The McCord Museum, meanwhile, has a slightly different mandate, focusing on "life in Montreal, past and present."

In the last year, the Stewart's operating costs have grown while foundations that used to support the museum have decreased their donations. 

Revenues have dropped 95 per cent as the museum has been closed for most of the year.

There were also longer-term problems, the statement said: "The difficulty of regaining a significant clientele since the Stewart Museum reopened in 2011," it said, partly because of its one-of-a-kind setting.

"Due to its island location, the Museum has continued to face this problem despite all the efforts and resources invested in it since 2013," the museum's board wrote.

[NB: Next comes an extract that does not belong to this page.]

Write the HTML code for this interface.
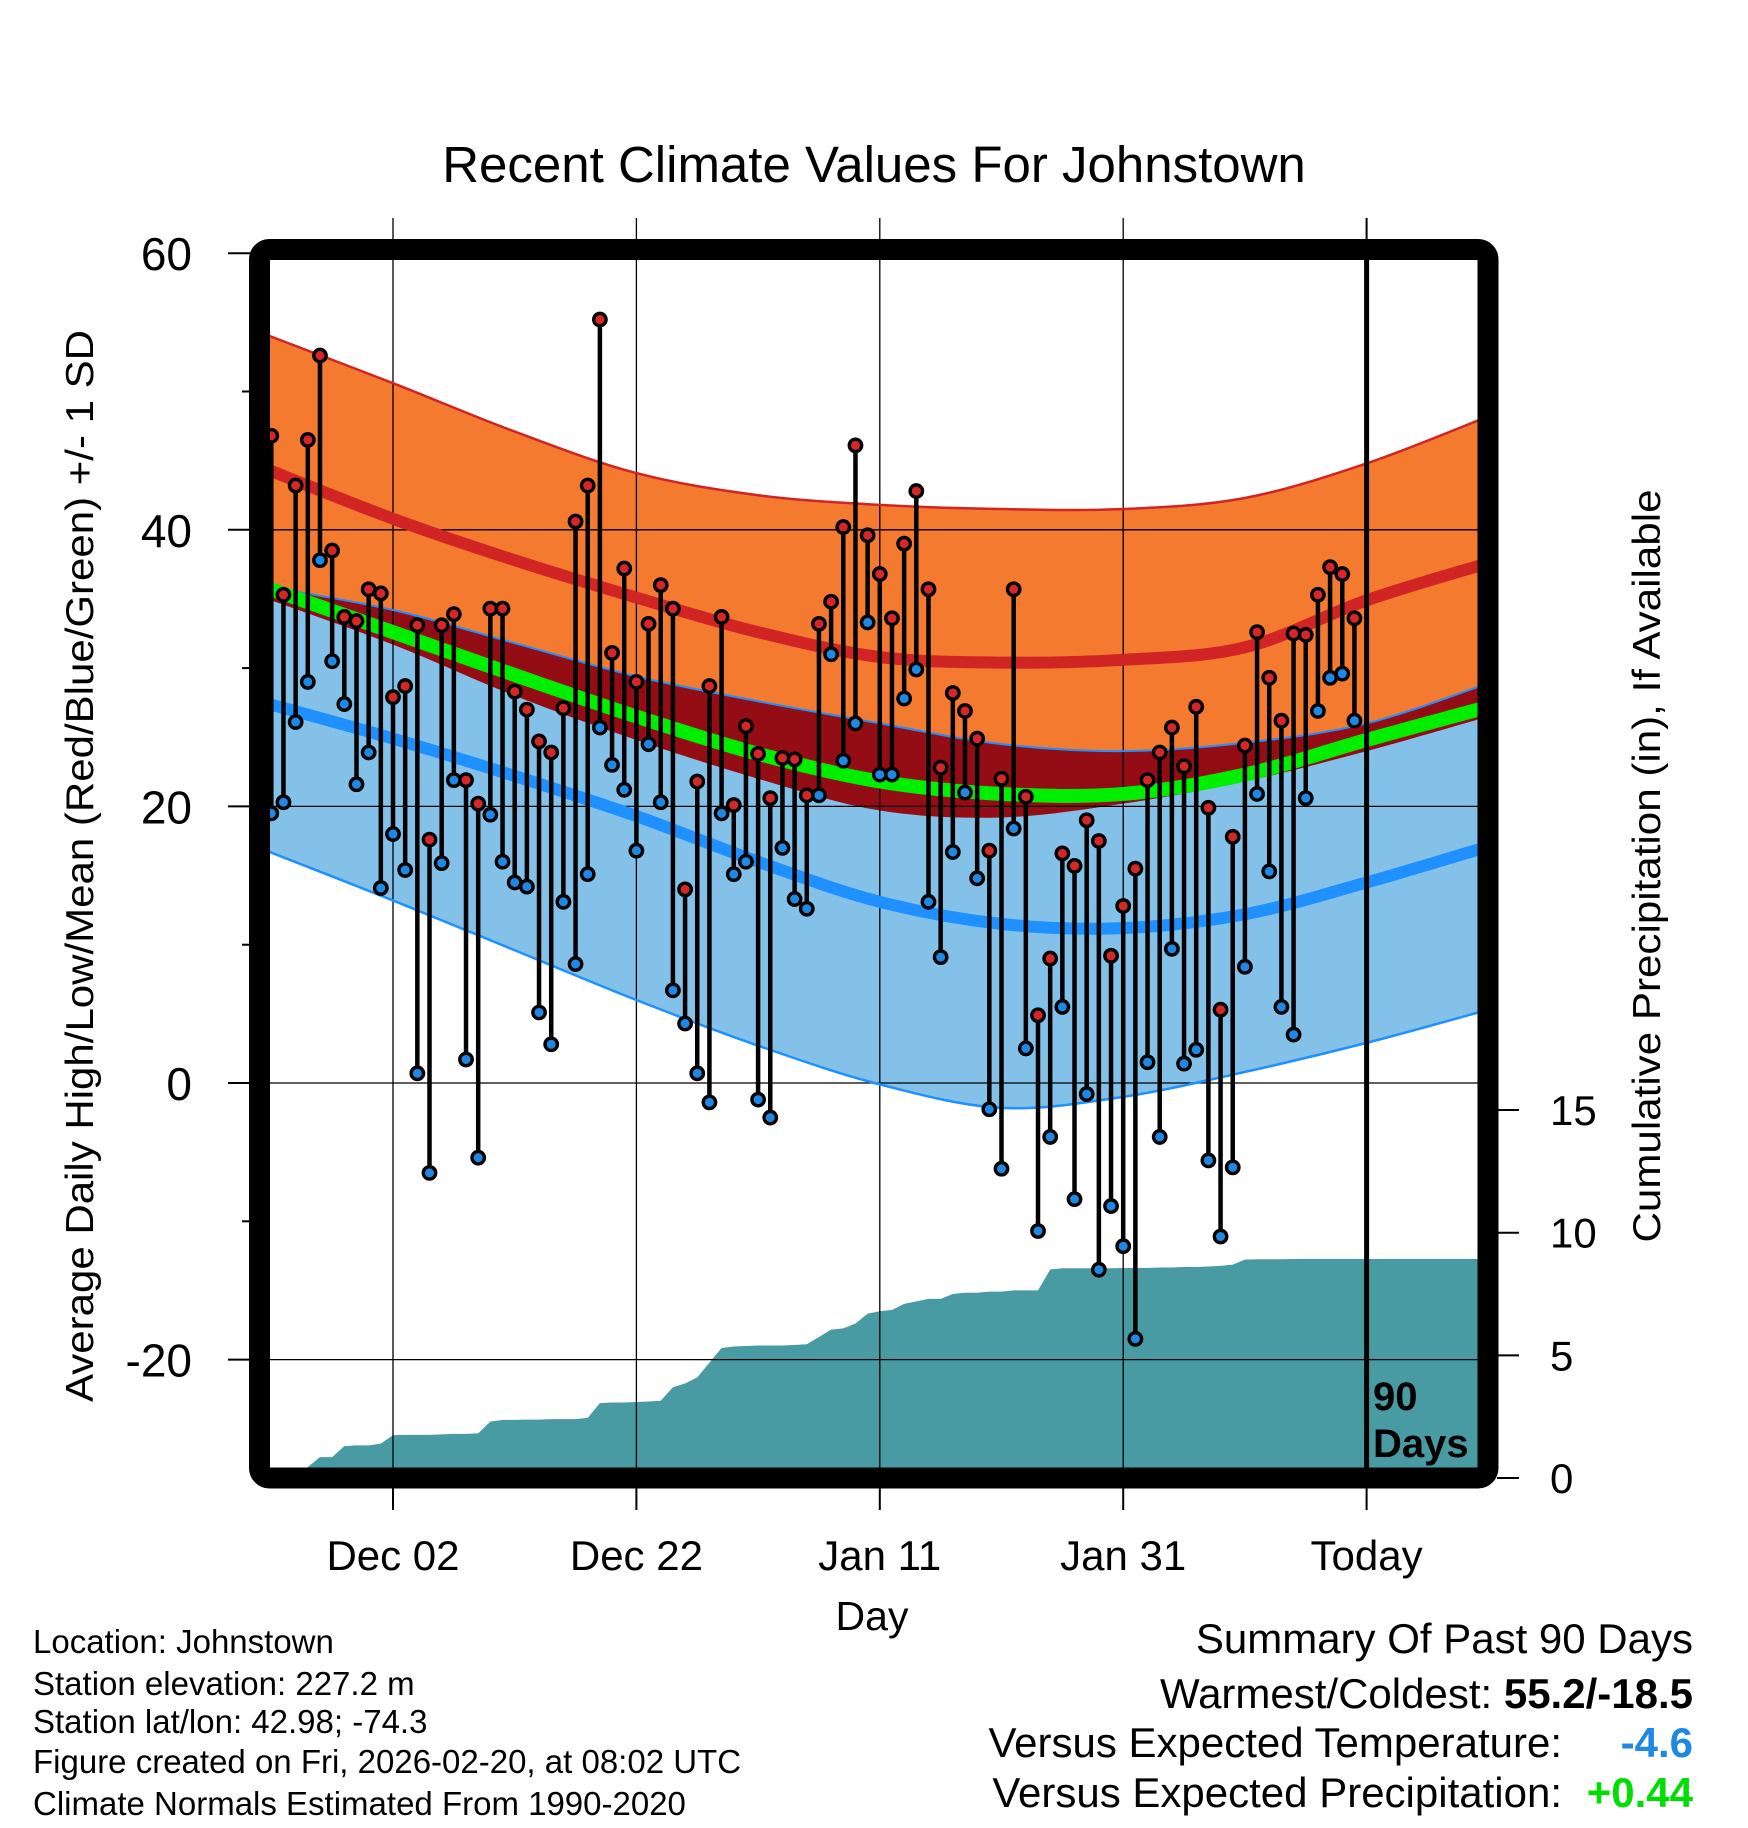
<!DOCTYPE html>
<html><head><meta charset="utf-8"><style>
html,body{margin:0;padding:0;background:#fff;}
svg{display:block;font-family:"Liberation Sans",Arial,sans-serif;}
</style></head><body>
<svg id="chart" width="1748" height="1828" viewBox="0 0 1748 1828" xmlns="http://www.w3.org/2000/svg">
<defs><clipPath id="pc"><rect x="270" y="260" width="1208" height="1208"/></clipPath></defs>
<text x="874" y="182" font-size="51" text-anchor="middle">Recent Climate Values For Johnstown</text>
<g id="fills" clip-path="url(#pc)"></g>
<g id="grid"></g>
<g id="lines" clip-path="url(#pc)"></g>
<g id="marks" clip-path="url(#pc)"></g>
<g id="axes"></g>
<text transform="translate(93,866) rotate(-90)" font-size="39" text-anchor="middle" textLength="1072" lengthAdjust="spacingAndGlyphs">Average Daily High/Low/Mean (Red/Blue/Green) +/- 1 SD</text>
<text transform="translate(1660,866) rotate(-90)" font-size="39" text-anchor="middle" textLength="753" lengthAdjust="spacingAndGlyphs">Cumulative Precipitation (in), If Available</text>
<text x="872" y="1630" font-size="41" text-anchor="middle">Day</text>
<g font-size="33">
<text x="33" y="1653">Location: Johnstown</text>
<text x="33" y="1695">Station elevation: 227.2 m</text>
<text x="33" y="1733">Station lat/lon: 42.98; -74.3</text>
<text x="33" y="1773">Figure created on Fri, 2026-02-20, at 08:02 UTC</text>
<text x="33" y="1815">Climate Normals Estimated From 1990-2020</text>
</g>
<g font-size="42">
<text x="1693" y="1653" text-anchor="end">Summary Of Past 90 Days</text>
<text x="1693" y="1708" text-anchor="end">Warmest/Coldest: <tspan font-weight="bold">55.2/-18.5</tspan></text>
<text x="1562" y="1757" text-anchor="end">Versus Expected Temperature:</text>
<text x="1693" y="1757" text-anchor="end" font-weight="bold" fill="#1e88e5">-4.6</text>
<text x="1562" y="1807" text-anchor="end">Versus Expected Precipitation:</text>
<text x="1693" y="1807" text-anchor="end" font-weight="bold" fill="#00dd00">+0.44</text>
</g>
</svg>
<script>
// ---- data ----
const highs = [46.8,35.3,43.2,46.5,52.6,38.5,33.7,33.4,35.7,35.4,27.9,28.7,33.1,17.6,33.1,33.9,21.9,20.2,34.3,34.3,28.3,27.0,24.7,23.9,27.1,40.6,43.2,55.2,31.1,37.2,29.0,33.2,36.0,34.3,14.0,21.8,28.7,33.7,20.1,25.8,23.8,20.6,23.5,23.4,20.8,33.2,34.8,40.2,46.1,39.6,36.8,33.6,39.0,42.8,35.7,22.8,28.2,26.9,24.9,16.8,22.0,35.7,20.7,4.9,9.0,16.6,15.7,19.0,17.5,9.2,12.8,15.5,21.9,23.9,25.7,22.9,27.2,19.9,5.3,17.8,24.4,32.6,29.3,26.2,32.5,32.4,35.3,37.3,36.8,33.6];
const lows = [19.5,20.3,26.1,29.0,37.8,30.5,27.4,21.6,23.9,14.1,18.0,15.4,0.7,-6.5,15.9,21.9,1.7,-5.4,19.4,16.0,14.5,14.2,5.1,2.8,13.1,8.6,15.1,25.7,23.0,21.2,16.8,24.5,20.3,6.7,4.3,0.7,-1.4,19.5,15.1,16.0,-1.2,-2.5,17.0,13.3,12.6,20.8,31.0,23.3,26.0,33.3,22.3,22.3,27.8,29.9,13.1,9.1,16.7,21.0,14.8,-1.9,-6.2,18.4,2.5,-10.7,-3.9,5.5,-8.4,-0.8,-13.5,-8.9,-11.8,-18.5,1.5,-3.9,9.7,1.4,2.4,-5.6,-11.1,-6.1,8.4,20.9,15.3,5.5,3.5,20.6,26.9,29.3,29.6,26.2];
const precip = [0,0,0,0.45,0.85,0.85,1.3,1.33,1.33,1.4,1.75,1.76,1.76,1.76,1.78,1.8,1.8,1.82,2.3,2.37,2.37,2.38,2.38,2.4,2.4,2.4,2.45,3.05,3.08,3.08,3.1,3.12,3.15,3.7,3.85,4.1,4.7,5.3,5.36,5.38,5.4,5.4,5.4,5.42,5.45,5.75,6.05,6.1,6.3,6.7,6.8,6.85,7.1,7.2,7.3,7.3,7.5,7.55,7.55,7.6,7.6,7.65,7.65,7.65,8.5,8.55,8.55,8.55,8.55,8.55,8.56,8.56,8.56,8.58,8.58,8.6,8.6,8.62,8.65,8.7,8.9,8.92,8.92,8.92,8.93,8.93,8.93,8.93,8.93,8.93];
const normDays = [-11,0,10,20,30,40,50,60,70,80,90];
const upperHigh = [54.3,50.6,47.1,44.1,42.5,41.8,41.5,41.5,42.3,44.8,48.2];
const meanHigh = [44.6,40.8,37.8,35.1,32.6,30.8,30.4,30.6,31.5,34.9,37.6];
const lowerHigh = [35.2,31.7,28.0,24.8,22.0,19.7,19.2,20.2,21.8,24.0,26.5];
const meanTemp = [36.0,32.6,29.5,26.5,23.8,21.8,20.9,20.9,22.3,24.8,27.2];
const upperLow = [36.0,34.2,31.8,29.4,27.6,26.0,24.5,24.0,24.6,26.0,28.9];
const meanLow = [27.6,24.9,22.2,19.3,16.0,13.1,11.5,11.2,12.2,14.5,17.1];
const lowerLow = [17.0,13.2,9.6,6.0,2.7,-0.1,-1.8,-1.0,0.8,2.9,5.3];
const yTicks = [60,40,20,0,-20];
const yMinor = [50,30,10,-10];
const pTicks = [0,5,10,15];
const xTickDays = [0,20,40,60,80];
const xTickLabels = ["Dec 02","Dec 22","Jan 11","Jan 31","Today"];
const firstDay = -10;

// ---- scales ----
function X(d){return 393+12.17*d;}
function Y(v){return 1083-13.83*v;}
function P(v){return 1478-24.53*v;}
const NS="http://www.w3.org/2000/svg";
function mk(tag,attrs,parent){const e=document.createElementNS(NS,tag);for(const k in attrs)e.setAttribute(k,attrs[k]);parent.appendChild(e);return e;}
function pts(arr){return normDays.map((d,i)=>[X(d),Y(arr[i])]);}
function smooth(p){let s="M"+p[0][0]+","+p[0][1];for(let i=0;i<p.length-1;i++){const p0=p[i-1]||p[i],p1=p[i],p2=p[i+1],p3=p[i+2]||p2;s+=" C"+(p1[0]+(p2[0]-p0[0])/6)+","+(p1[1]+(p2[1]-p0[1])/6)+" "+(p2[0]-(p3[0]-p1[0])/6)+","+(p2[1]-(p3[1]-p1[1])/6)+" "+p2[0]+","+p2[1];}return s;}
function band(a,b){const pa=pts(a),pb=pts(b).reverse();const back=smooth(pb).replace(/^M/,"L");return smooth(pa)+" "+back+" Z";}
const fills=document.getElementById('fills'),lines=document.getElementById('lines'),marks=document.getElementById('marks'),grid=document.getElementById('grid'),axes=document.getElementById('axes');

let e;
e=mk('path',{d:band(upperHigh,lowerHigh),fill:'#f47a2f'},fills);


e=mk('path',{d:band(upperLow,lowerLow),fill:'#83c1e8'},fills);


const ovl=lowerHigh.map((v,i)=>Math.min(v,upperLow[i]));
e=mk('path',{d:band(upperLow,ovl),fill:'#940d14'},fills);



// precip area
let pd="M"+X(firstDay)+","+P(0);
precip.forEach((v,i)=>{pd+=" L"+X(firstDay+i)+","+P(v);});
pd+=" L1480,"+P(precip[precip.length-1])+" L1480,1480 L"+X(firstDay)+",1480 Z";
e=mk('path',{d:pd,fill:'#489aa3'},fills);



// normal lines
[[upperHigh,'#d12424',2.5,'upper-high-sd-line'],[meanHigh,'#d12424',12,'mean-high-line'],[upperLow,'#1e90ff',2,'upper-low-sd-line'],[meanTemp,'#00ee00',14,'mean-temp-line'],[meanLow,'#1e90ff',12,'mean-low-line'],[lowerLow,'#1e90ff',2.5,'lower-low-sd-line']].forEach(c=>{
  const l=mk('path',{d:smooth(pts(c[0])),fill:'none',stroke:c[1],'stroke-width':c[2]},lines);
  
  
});

// grid
yTicks.forEach(v=>{
  if(v===60)return;
  const g=mk('line',{x1:270,x2:1478,y1:Y(v),y2:Y(v),stroke:'#000','stroke-width':1.3},grid);
  
  
});
xTickDays.forEach((d,i)=>{
  if(i<4){const g=mk('line',{x1:X(d),x2:X(d),y1:218,y2:1468,stroke:'#000','stroke-width':1.3},grid);
  
  }
  const t=mk('line',{x1:X(d),x2:X(d),y1:1480,y2:1510,stroke:'#000','stroke-width':2},axes);
  
  
  const tx=mk('text',{x:X(d),y:1570,'font-size':42,'text-anchor':'middle'},axes);
  tx.textContent=xTickLabels[i];
  
  
});
{const t=mk('line',{x1:X(80),x2:X(80),y1:218,y2:250,stroke:'#000','stroke-width':2},axes);

}

// stems & dots
highs.forEach((h,i)=>{
  const s=mk('line',{x1:X(firstDay+i),x2:X(firstDay+i),y1:Y(h),y2:Y(lows[i]),stroke:'#000','stroke-width':4.5},marks);
  
  
});
highs.forEach((h,i)=>{
  const a=mk('circle',{cx:X(firstDay+i),cy:Y(h),r:6.2,fill:'#d62728',stroke:'#000','stroke-width':3.4},marks);
  
  
  const b=mk('circle',{cx:X(firstDay+i),cy:Y(lows[i]),r:6.2,fill:'#1e88e5',stroke:'#000','stroke-width':3.4},marks);
  
  
});
e=mk('line',{x1:X(80),x2:X(80),y1:260,y2:1468,stroke:'#000','stroke-width':5},marks);



// frame
e=mk('rect',{x:259.5,y:249.5,width:1228.5,height:1228.5,rx:10,fill:'none',stroke:'#000','stroke-width':21},axes);



// y ticks
yTicks.forEach(v=>{
  const t=mk('line',{x1:228,x2:250,y1:Y(v),y2:Y(v),stroke:'#000','stroke-width':2},axes);
  
  
  const tx=mk('text',{x:192,y:Y(v)+17,'font-size':46,'text-anchor':'end'},axes);
  tx.textContent=String(v);
  
  
});
yMinor.forEach(v=>{
  const t=mk('line',{x1:242,x2:250,y1:Y(v),y2:Y(v),stroke:'#000','stroke-width':2},axes);
  
  
});
pTicks.forEach(v=>{
  const t=mk('line',{x1:1497,x2:1519,y1:P(v),y2:P(v),stroke:'#000','stroke-width':2},axes);
  
  
  const tx=mk('text',{x:1550,y:P(v)+15,'font-size':42},axes);
  tx.textContent=String(v);
  
  
});
const d1=mk('text',{x:1373,y:1410,'font-size':40,'font-weight':'bold'},axes);
d1.textContent="90";


const d2=mk('text',{x:1373,y:1457,'font-size':40,'font-weight':'bold'},axes);
d2.textContent="Days";


</script>
</body></html>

“Closing this museum is heartbreaking for us," said Suzanne Sauvage, the museum's CEO.

“But the soul of a museum is its collections, and fortunately, with the support of our teams, we’ll be able to increase public and research access to this precious collection.”

The relocation of the collection will happen over the coming year, "which will maintain jobs for several months," said the statement. "Every effort will be made to limit layoffs by reassigning some affected employees to the McCord Museum."

For now, the collection will be available virtually, including through a new digital platform to be launched next fall.